6. The integrated circuit device of claim 4, wherein the integrated circuit device is configurable to:

perform a read operation by simultaneously reading data from a first memory block of the first portion of the plurality of memory blocks and reading data from a second memory block of the second portion of the plurality of memory blocks;

perform a write operation by simultaneously writing data to the first memory block of the first portion of the plurality of memory blocks and reading data from the second memory block of the second portion of the plurality of memory blocks; or

both.

7. The integrated circuit device of claim 4, wherein the first number of memory blocks and the second number of memory blocks are equal.

8. The integrated circuit device of claim 4, wherein the first number of memory blocks and the second number of memory blocks are different.

9. The integrated circuit device of claim 4, wherein the first portion of the plurality of memory blocks comprises a first memory block that is not adjacent to any other memory block of the first portion of memory blocks.

10. The integrated circuit device of claim 1, wherein the at least one micro NOC is configurable to operate at a different frequency than the plurality of memory blocks.

11. The integrated circuit device of claim 1, wherein the at least one micro NOC is configurable to route data between the NOC and the at least one memory block without utilizing any programmable resources of the programmable fabric.

12. A non-transitory, computer-readable medium comprising instructions that, when executed by processing circuitry, cause the processing circuitry to:

receive a user input indicative of an assignment of a plurality of memory blocks disposed along a micro network-on-chip (NOC) of an integrated circuit device, wherein the micro NOC is hardened and communicatively couples the plurality of memory blocks to a NOC of the integrated circuit device, wherein the assignment is indicative of a first portion of the plurality of the memory blocks and a second portion of the plurality of memory blocks that is different than the first portion of the plurality of memory blocks;

generate a bitstream indicative of the assignment; and

send the bitstream to the integrated circuit device to cause the integrated circuit device to become configured to perform one or more read or write operations in which data is transferred, via the micro NOC, between the NOC and at least one of the first portion of the plurality of memory blocks and the second portion of the plurality of memory blocks.

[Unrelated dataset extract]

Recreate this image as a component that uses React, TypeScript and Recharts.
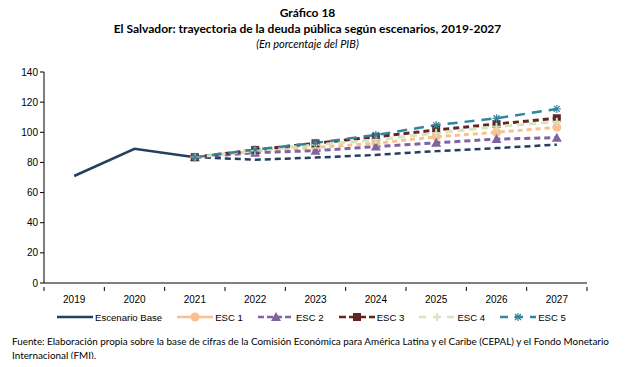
import React from 'react';
import { LineChart, Line, XAxis, YAxis, Legend } from 'recharts';

const years = ['2019', '2020', '2021', '2022', '2023', '2024', '2025', '2026', '2027'];
const baseHist = [71, 89, 83.5, null, null, null, null, null, null];
const baseProj = [null, null, 83.5, 81.8, 83.2, 85, 87.5, 89.5, 91.8];
const esc1 = [null, null, 83.5, 87.5, 90, 92.7, 97, 100, 103.3];
const esc2 = [null, null, 83.5, 86.5, 87.8, 90.5, 93, 95.5, 96.4];
const esc3 = [null, null, 83.5, 88.3, 92.7, 97, 101.5, 105.5, 109.3];
const esc4 = [null, null, 83.5, 87.8, 91.6, 95, 99.5, 103.7, 107];
const esc5 = [null, null, 83.5, 88.5, 93, 98.2, 104.8, 109.3, 115.5];
const yTicks = [0, 20, 40, 60, 80, 100, 120, 140];

const data = years.map((y, i) => ({
  year: y,
  baseHist: baseHist[i],
  baseProj: baseProj[i],
  esc1: esc1[i],
  esc2: esc2[i],
  esc3: esc3[i],
  esc4: esc4[i],
  esc5: esc5[i],
}));

const NAVY = '#243F60';
const ORANGE = '#FAC08F';
const PURPLE = '#8064A2';
const DARKRED = '#632523';
const LGREEN = '#D7E4BD';
const TEAL = '#31859C';

const tickFont = { fontFamily: '"Liberation Sans", Arial, sans-serif', fontSize: 10, fill: '#000' };

type Shape = 'circle' | 'triangle' | 'square' | 'plus' | 'star';

const Marker = ({ cx, cy, shape, color }: { cx: number; cy: number; shape: Shape; color: string }) => {
  if (cx == null || cy == null) return null;
  if (shape === 'circle') return <circle cx={cx} cy={cy} r={4.5} fill={color} />;
  if (shape === 'triangle')
    return <polygon points={`${cx},${cy - 5} ${cx - 5},${cy + 4} ${cx + 5},${cy + 4}`} fill={color} />;
  if (shape === 'square') return <rect x={cx - 4} y={cy - 4} width={8} height={8} fill={color} />;
  if (shape === 'plus')
    return (
      <g stroke={color} strokeWidth={2}>
        <line x1={cx - 4} y1={cy} x2={cx + 4} y2={cy} />
        <line x1={cx} y1={cy - 4} x2={cx} y2={cy + 4} />
      </g>
    );
  return (
    <g stroke={color} strokeWidth={1.2}>
      <line x1={cx - 4} y1={cy} x2={cx + 4} y2={cy} />
      <line x1={cx - 3} y1={cy - 3} x2={cx + 3} y2={cy + 3} />
      <line x1={cx - 3} y1={cy + 3} x2={cx + 3} y2={cy - 3} />
      <line x1={cx} y1={cy - 4} x2={cx} y2={cy + 4} />
    </g>
  );
};

const dotFor = (shape: Shape, color: string) => (props: any) =>
  <Marker key={props.index} cx={props.cx} cy={props.cy} shape={shape} color={color} />;

const half = (587 - 44) / years.length / 2;

const XTick = (props: any) => {
  const { x, y, payload, index } = props;
  return (
    <g>
      <line x1={x - half} y1={y - 4} x2={x - half} y2={y} stroke="#000" />
      {index === years.length - 1 && <line x1={x + half} y1={y - 4} x2={x + half} y2={y} stroke="#000" />}
      <text x={x} y={y + 12} textAnchor="middle" {...tickFont}>{payload.value}</text>
    </g>
  );
};

const legendItems: { name: string; color: string; shape: Shape | null; dash: string }[] = [
  { name: 'Escenario Base', color: NAVY, shape: null, dash: '' },
  { name: 'ESC 1', color: ORANGE, shape: 'circle', dash: '' },
  { name: 'ESC 2', color: PURPLE, shape: 'triangle', dash: '6 3' },
  { name: 'ESC 3', color: DARKRED, shape: 'square', dash: '7 3' },
  { name: 'ESC 4', color: LGREEN, shape: 'plus', dash: '7 7' },
  { name: 'ESC 5', color: TEAL, shape: 'star', dash: '8 7' },
];

const LegendContent = () => (
  <div style={{ display: 'flex', paddingLeft: 57, alignItems: 'center', height: 20, marginTop: 4, width: 627, whiteSpace: 'nowrap' }}>
    {legendItems.map((it) => (
      <div key={it.name} style={{ display: 'flex', alignItems: 'center', marginRight: 15, flexShrink: 0 }}>
        <svg width={36} height={12}>
          <line x1={0} y1={6} x2={36} y2={6} stroke={it.color} strokeWidth={2.5} strokeDasharray={it.dash} />
          {it.shape && <Marker cx={18} cy={6} shape={it.shape} color={it.color} />}
        </svg>
        <span style={{ ...tickFont, fontSize: 9.6, color: '#000', marginLeft: 2 }}>{it.name}</span>
      </div>
    ))}
  </div>
);

export default function App() {
  return (
    <div style={{ position: 'relative', width: 627, height: 367, margin: -8, background: '#fff', fontFamily: 'Lato, sans-serif' }}>
      <div style={{ position: 'absolute', top: 5, width: '100%', textAlign: 'center', fontSize: 12, fontWeight: 'bold', lineHeight: '16px' }}>
        <div style={{ marginLeft: -12 }}>Gráfico 18</div>
        <div style={{ marginLeft: -12 }}>El Salvador: trayectoria de la deuda pública según escenarios, 2019-2027</div>
        <div style={{ marginLeft: -12, fontWeight: 'normal', fontStyle: 'italic', fontSize: 11, lineHeight: '13px' }}>(En porcentaje del PIB)</div>
      </div>
      <div style={{ position: 'absolute', top: 60, left: 0 }}>
        <LineChart width={627} height={270} data={data} margin={{ top: 12, right: 40, bottom: 0, left: 14 }}>
          <XAxis dataKey="year" scale="band" tickLine={false} stroke="#000" height={20} tick={<XTick />} interval={0} />
          <YAxis width={30} domain={[0, 140]} ticks={yTicks} stroke="#000" tickSize={4} tick={tickFont} interval={0} />
          <Legend verticalAlign="bottom" height={27} content={<LegendContent />} wrapperStyle={{ left: 0, width: 627 }} />
          <Line dataKey="baseHist" stroke={NAVY} strokeWidth={2.5} dot={false} isAnimationActive={false} />
          <Line dataKey="baseProj" stroke={NAVY} strokeWidth={2.5} strokeDasharray="6 4" dot={false} isAnimationActive={false} legendType="none" />
          <Line dataKey="esc1" stroke={ORANGE} strokeWidth={3} strokeDasharray="5 4" dot={dotFor('circle', ORANGE)} isAnimationActive={false} />
          <Line dataKey="esc2" stroke={PURPLE} strokeWidth={3} strokeDasharray="6 4" dot={dotFor('triangle', PURPLE)} isAnimationActive={false} />
          <Line dataKey="esc3" stroke={DARKRED} strokeWidth={3} strokeDasharray="6 4" dot={dotFor('square', DARKRED)} isAnimationActive={false} />
          <Line dataKey="esc4" stroke={LGREEN} strokeWidth={3} strokeDasharray="7 5" dot={dotFor('plus', LGREEN)} isAnimationActive={false} />
          <Line dataKey="esc5" stroke={TEAL} strokeWidth={2.5} strokeDasharray="10 7" dot={dotFor('star', TEAL)} isAnimationActive={false} />
        </LineChart>
      </div>
      <div style={{ position: 'absolute', top: 334, left: 12, width: 602, fontSize: 9.9, lineHeight: '14px', color: '#000' }}>
        Fuente: Elaboración propia sobre la base de cifras de la Comisión Económica para América Latina y el Caribe (CEPAL) y el Fondo Monetario Internacional (FMI).
      </div>
    </div>
  );
}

13. The non-transitory, computer-readable medium of claim 12, wherein:

the first portion of the plurality of memory blocks comprises a first number of memory blocks; and

the second portion of the plurality of memory blocks comprises a second number of memory blocks, wherein the second number of memory blocks is different than the first number of memory blocks.

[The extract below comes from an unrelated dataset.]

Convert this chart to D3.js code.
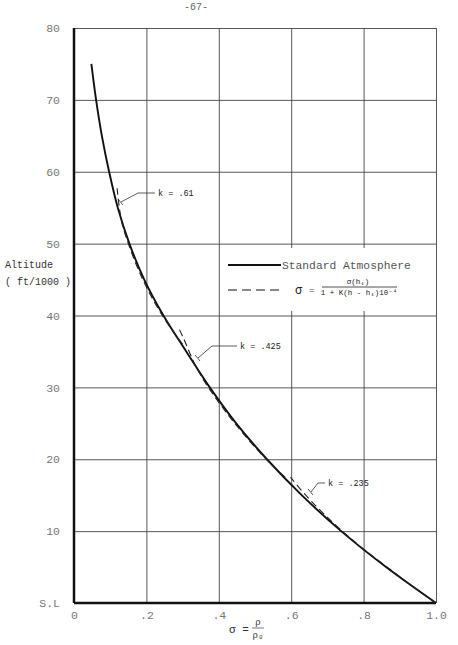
<!DOCTYPE html>
<html>
<head>
<meta charset="utf-8">
<script src="https://cdn.jsdelivr.net/npm/d3@7"></script>
<style>
  body { margin: 0; background: #fff; }
  text { font-family: "Liberation Mono", "DejaVu Sans Mono", monospace; }
</style>
</head>
<body>
<svg width="458" height="645"></svg>
<script>
// standard atmosphere curve, altitude in 1000 ft
var altitude = [0, 5, 10, 15, 20, 25, 30, 35, 40, 45, 50, 55, 60, 65, 70, 75];
var sigmaStd = [1.0, 0.862, 0.738, 0.629, 0.533, 0.448, 0.375, 0.310, 0.247, 0.194, 0.153, 0.121, 0.097, 0.077, 0.061, 0.048];

// approximation segments (dashed)
var dashA_alt = [0, 2.5, 5, 7.5, 10, 12.5, 15, 17.5];
var dashA_sigma = [1.0, 0.930, 0.865, 0.800, 0.741, 0.688, 0.640, 0.598];
var dashB_alt = [17.5, 20, 25, 30, 33, 35, 37, 38.5];
var dashB_sigma = [0.583, 0.531, 0.444, 0.371, 0.336, 0.318, 0.301, 0.287];
var dashC_alt = [36, 40, 45, 50, 53, 55.5, 57.7];
var dashC_sigma = [0.300, 0.244, 0.190, 0.150, 0.132, 0.124, 0.119];

var kLabels = ["k = .61", "k = .425", "k = .235"];

var xTicks = [0, 0.2, 0.4, 0.6, 0.8, 1.0];
var xLabels = ["0", ".2", ".4", ".6", ".8", "1.0"];
var yTicks = [0, 10, 20, 30, 40, 50, 60, 70, 80];
var yLabels = ["S.L", "10", "20", "30", "40", "50", "60", "70", "80"];

var svg = d3.select("svg");
var pLeft = 74, pRight = 436, pTop = 28, pBottom = 603;

var x = d3.scaleLinear().domain([0, 1]).range([pLeft, pRight]);
var y = d3.scaleLinear().domain([0, 80]).range([pBottom, pTop]);

// page number
svg.append("text").attr("x", 196).attr("y", 10)
    .attr("text-anchor", "middle").attr("font-size", "10px").attr("fill", "#666")
    .text("-67-");

// grid + tick labels
var gx = svg.append("g")
    .attr("transform", "translate(0," + pBottom + ")")
    .call(d3.axisBottom(x).tickValues(xTicks).tickSize(-(pBottom - pTop))
        .tickPadding(8).tickFormat(function (d, i) { return xLabels[i]; }));
var gy = svg.append("g")
    .attr("transform", "translate(" + pLeft + ",0)")
    .call(d3.axisLeft(y).tickValues(yTicks).tickSize(-(pRight - pLeft))
        .tickPadding(14).tickFormat(function (d, i) { return yLabels[i]; }));

[gx, gy].forEach(function (g) {
    g.select(".domain").remove();
    g.selectAll(".tick line").attr("stroke", "#444").attr("stroke-width", 0.9);
    g.selectAll(".tick text").attr("font-family", "Liberation Mono")
        .attr("font-size", "11.5px").attr("fill", "#777");
});

// thick left / bottom frame
svg.append("line").attr("x1", pLeft).attr("x2", pLeft).attr("y1", pTop).attr("y2", pBottom)
    .attr("stroke", "#111").attr("stroke-width", 2.5);
svg.append("line").attr("x1", pLeft).attr("x2", pRight).attr("y1", pBottom).attr("y2", pBottom)
    .attr("stroke", "#111").attr("stroke-width", 2.5);

// y title
svg.append("text").attr("x", 5).attr("y", 268).attr("font-size", "10px").attr("fill", "#333")
    .text("Altitude");
svg.append("text").attr("x", 5).attr("y", 285).attr("font-size", "10px").attr("fill", "#333")
    .text("( ft/1000 )");

// x title: sigma = rho / rho0
svg.append("text").attr("x", 229).attr("y", 633).attr("font-size", "11px").attr("fill", "#333")
    .attr("font-family", "DejaVu Serif").text("σ =");
svg.append("text").attr("x", 258).attr("y", 625).attr("font-size", "9px").attr("fill", "#333")
    .attr("text-anchor", "middle").attr("font-family", "DejaVu Serif").text("ρ");
svg.append("line").attr("x1", 252).attr("x2", 264).attr("y1", 628).attr("y2", 628)
    .attr("stroke", "#555").attr("stroke-width", 0.8);
svg.append("text").attr("x", 258).attr("y", 638).attr("font-size", "9px").attr("fill", "#333")
    .attr("text-anchor", "middle").attr("font-family", "DejaVu Serif").text("ρ₀");

// legend box
svg.append("rect").attr("x", 221).attr("y", 248).attr("width", 214).attr("height", 63)
    .attr("fill", "#fff");
svg.append("line").attr("x1", 228).attr("x2", 281).attr("y1", 265).attr("y2", 265)
    .attr("stroke", "#111").attr("stroke-width", 1.8);
svg.append("text").attr("x", 282).attr("y", 269).attr("font-size", "11.3px").attr("fill", "#555")
    .text("Standard Atmosphere");
svg.append("line").attr("x1", 228).attr("x2", 281).attr("y1", 290).attr("y2", 290)
    .attr("stroke", "#111").attr("stroke-width", 1.2).attr("stroke-dasharray", "9,5");
svg.append("text").attr("x", 295).attr("y", 294).attr("font-size", "12px").attr("fill", "#222")
    .attr("font-family", "DejaVu Serif").text("σ");
svg.append("text").attr("x", 309).attr("y", 293).attr("font-size", "9px").attr("fill", "#444")
    .text("=");
svg.append("text").attr("x", 358).attr("y", 284).attr("font-size", "7.5px").attr("fill", "#222")
    .attr("text-anchor", "middle").attr("font-family", "DejaVu Sans").text("σ(h₁)");
svg.append("line").attr("x1", 322).attr("x2", 397).attr("y1", 287).attr("y2", 287)
    .attr("stroke", "#222").attr("stroke-width", 0.8);
svg.append("text").attr("x", 359).attr("y", 295).attr("font-size", "7.5px").attr("fill", "#222")
    .attr("text-anchor", "middle").attr("font-family", "DejaVu Sans").text("1 + K(h - h₁)10⁻⁴");

// curves
var line = d3.line()
    .x(function (d) { return x(d[0]); })
    .y(function (d) { return y(d[1]); })
    .curve(d3.curveCatmullRom);

svg.append("path").datum(d3.zip(sigmaStd, altitude))
    .attr("d", line).attr("fill", "none").attr("stroke", "#111").attr("stroke-width", 1.9);

[[dashA_sigma, dashA_alt], [dashB_sigma, dashB_alt], [dashC_sigma, dashC_alt]].forEach(function (s) {
    svg.append("path").datum(d3.zip(s[0], s[1]))
        .attr("d", line).attr("fill", "none").attr("stroke", "#222")
        .attr("stroke-width", 1.1).attr("stroke-dasharray", "7,4");
});

// k annotations
var ann = [
    { tx: 158, ty: 193, hx: 138, ex: 121, ey: 202 },
    { tx: 240, ty: 346, hx: 212, ex: 198, ey: 358 },
    { tx: 328, ty: 483, hx: 318, ex: 311, ey: 492 }
];
ann.forEach(function (a, i) {
    svg.append("path")
        .attr("d", "M" + (a.tx - 3) + "," + a.ty + "L" + a.hx + "," + a.ty + "L" + a.ex + "," + a.ey)
        .attr("fill", "none").attr("stroke", "#333").attr("stroke-width", 0.8);
    svg.append("path")
        .attr("d", "M" + (a.ex - 3) + "," + (a.ey - 3) + "L" + (a.ex + 2) + "," + (a.ey + 3))
        .attr("stroke", "#333").attr("stroke-width", 0.8);
    svg.append("text").attr("x", a.tx).attr("y", a.ty + 3)
        .attr("font-size", "8.5px").attr("font-family", "DejaVu Sans").attr("fill", "#222")
        .text(kLabels[i]);
});
</script>
</body>
</html>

14. The non-transitory, computer-readable medium of claim 12, wherein the first portion of the plurality of memory blocks comprises:

a first memory block and a second memory block that are adjacent to one another; and

a third memory block that is not adjacent to any memory block of the first portion of the plurality of memory blocks.

15. The non-transitory, computer-readable medium of claim 12, wherein the NOC is a hard NOC.

16. The non-transitory, computer-readable medium of claim 12, wherein the integrated circuit device comprises a field-programmable gate array.

17. A system comprising:

a substrate;

a first integrated circuit device mounted on the substrate; and

a second integrated circuit device mounted on the substrate, the second integrated circuit device comprising:

a programmable fabric comprising a plurality of memory blocks;

a network-on-chip (NOC) located on a shoreline of the programmable fabric; and

18. The system of claim 17, wherein the second integrated circuit device is configurable to:

perform, using the at least one micro NOC, a first transaction starting at a first memory address of the plurality of memory blocks and ending at a second memory address of the plurality of memory blocks; and

after performing the first transaction, perform a second by beginning to read data from the first memory address or writing data to the first memory address.

19. The system of claim 17, wherein the second integrated circuit device is configurable to:

after performing the first transaction, perform a second by beginning to read data from a third memory address or writing data to the third memory address, wherein the third memory address corresponds to a next available memory address not used to perform the first transaction.

20. The system of claim 17, wherein the first integrated circuit device comprises a processor, and the second integrated device comprises a programmable logic device.